The issuer’s certifying officers are responsible for ensuring that processes are in place to provide them with sufficient knowledge to support the representations they are making in the certificate. Investors should be aware that inherent limitations on the ability of certifying officers of a venture issuer to design and implement on a cost effective basis DC&P and ICFR as defined in NI 52-109 may result in additional risks to the quality, reliability, transparency and timeliness of interim and annual filings and other reports provided under securities legislation.

DISCLOSURE OF OUTSTANDING SHARE DATA (AS AT FEBRUARY 22, 2021)

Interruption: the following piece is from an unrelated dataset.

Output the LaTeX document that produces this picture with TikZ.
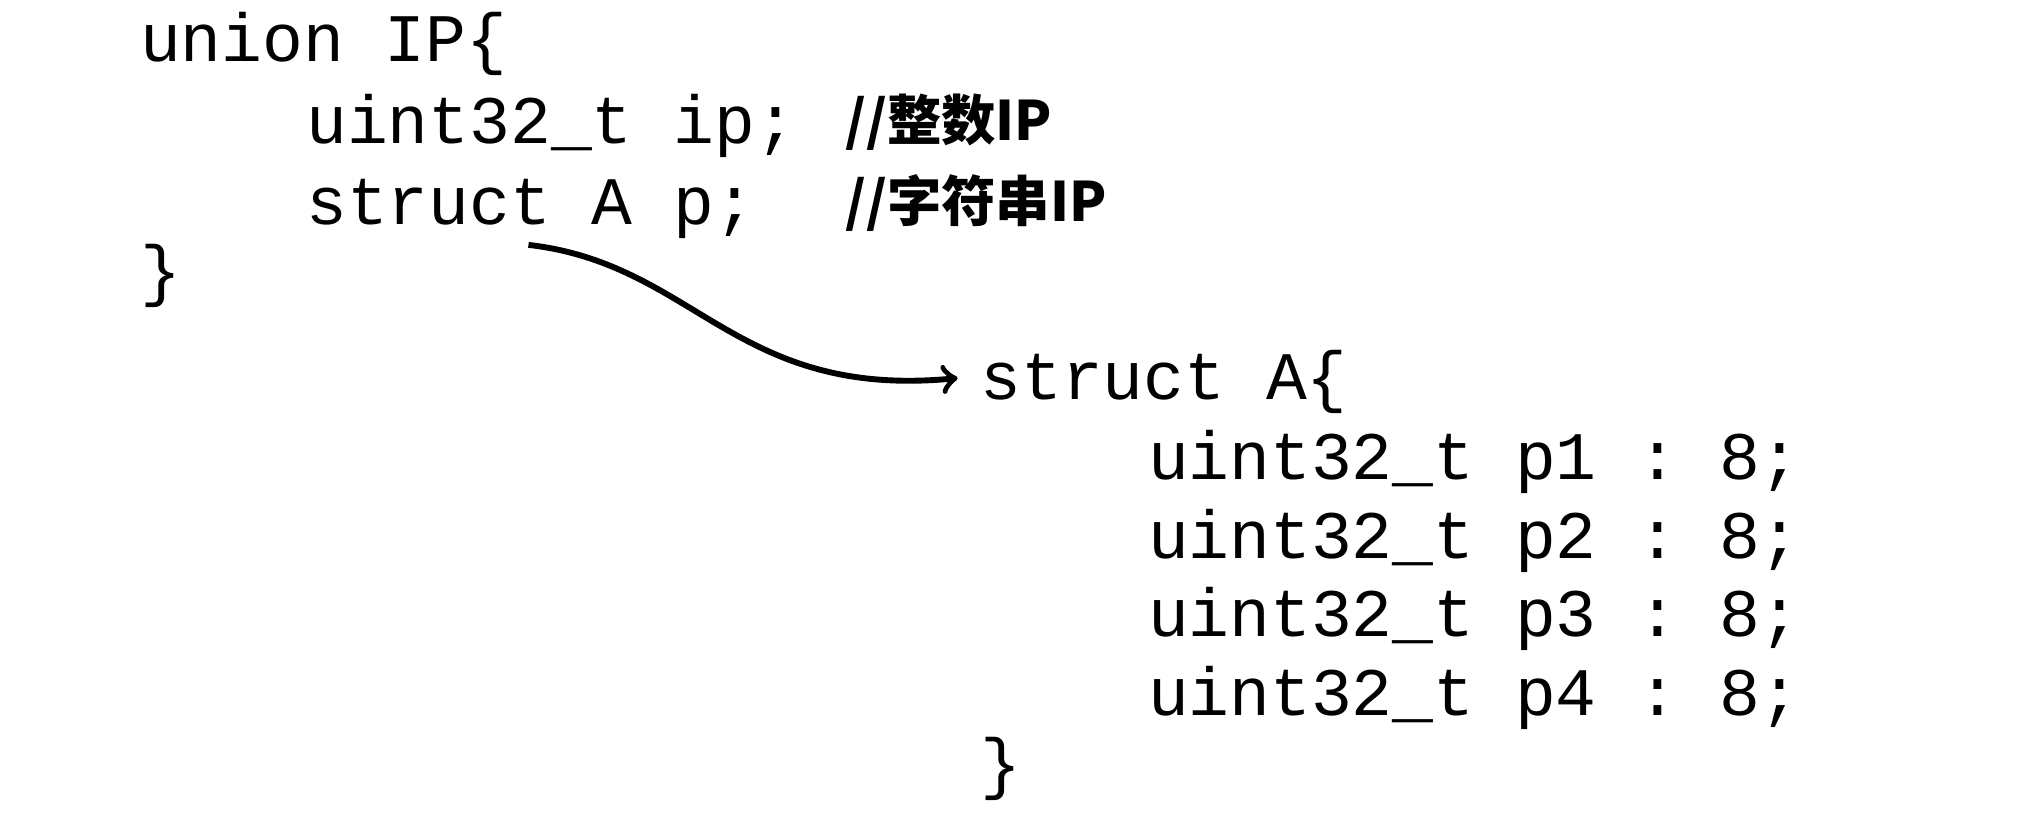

The Company’s authorized capital consists of an unlimited number of common shares without par value, of which 72,661,545 are issued and outstanding as of the date of this MD&A. On a fully diluted basis the Company has 92,851,163 common shares outstanding assuming the exercise of 5,647,500 outstanding stock options, 14,452,118 warrants, of which 90,000 finder warrants are exercisable into units comprised of one common share and one warrant.

APPROVAL

The Board of Directors of the Company has approved the disclosure contained in the Management Discussion and Analysis. A copy of this report will be provided to anyone who requests it.

OTHER MATTERS

Additional information relating to the Company can be found on SEDAR at www.sedar.com and the Company’s website at www.canstarresources.com.